Just to be clear, this is not a rip on Sunny Cove - which looks VERY promising. It's a rip on Intel 10nm.

My guess would be CML for desktop mid FY20 and RKL late FY20. God knows when Tiger Lake comes out, which will most likely be the first 10nm desktop part.
 
6C on -U parts, bold
those claimed all-core clocks seem... ambitious... I agree w/ Dr. Cutress re: PL2's. Bespoke Surface Pro potholders, the new "hot" accessory /s
 
6C on -U parts, bold
those claimed all-core clocks seem... ambitious... I agree w/ Dr. Cutress re: PL2's. Bespoke Surface Pro potholders, the new "hot" accessory /s

AMD needs to hurry up with the 7nm APU, because it's parts trying to compete in this space are still 4c, and probably use more power.
 
AMD needs to hurry up with the 7nm APU, because it's parts trying to compete in this space are still 4c, and probably use more power.
lower CPU performance (and fewer cores, now); much, much higher GPU performance. You're right that power is an issue, same 15W PL1 TDP but AFAIK the Intel chips have lower idle power and better lightly-threaded efficiency. Really though the lack of strong OEM wins for AMD needs to change before they can make any headway into mobile, even if they manage a great performance success with mobile Zen 2. Alas, I'd be surprised if we see 7nm APUs this year...
 
I have an i5-4570 and GTX 1050 Ti. I'm thinking of possibly going with the Ryzen 3 3200G (+13% faster) when Microsoft ends support for Win7 in Jan.2020. I could then replace it with something else maybe a year later.
Or, maybe I'll use an SSD in my current rig with a new OS waiting for Comet Lake...

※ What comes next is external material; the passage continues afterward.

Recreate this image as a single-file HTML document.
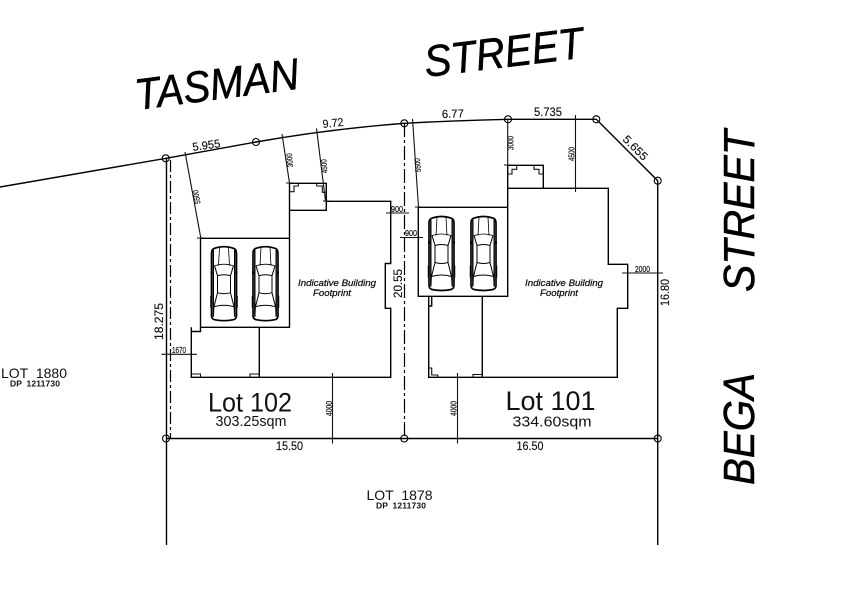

(I'm hoping by then there will be a new Microsoft OS with a similar desktop to Win7.)
 
I have an i5-4570 and GTX 1050 Ti. I'm thinking of possibly going with the Ryzen 3 3200G (+13% faster) when Microsoft ends support for Win7 in Jan.2020. I could then replace it with something else maybe a year later.)

Re-using the GPU in the new system, or keeping it with the old one? Because if you have a GPU, I would spend a little more ($140 at newegg) and get a Ryzen 2600, 6c/12t instead of the 3200g 4c/4t.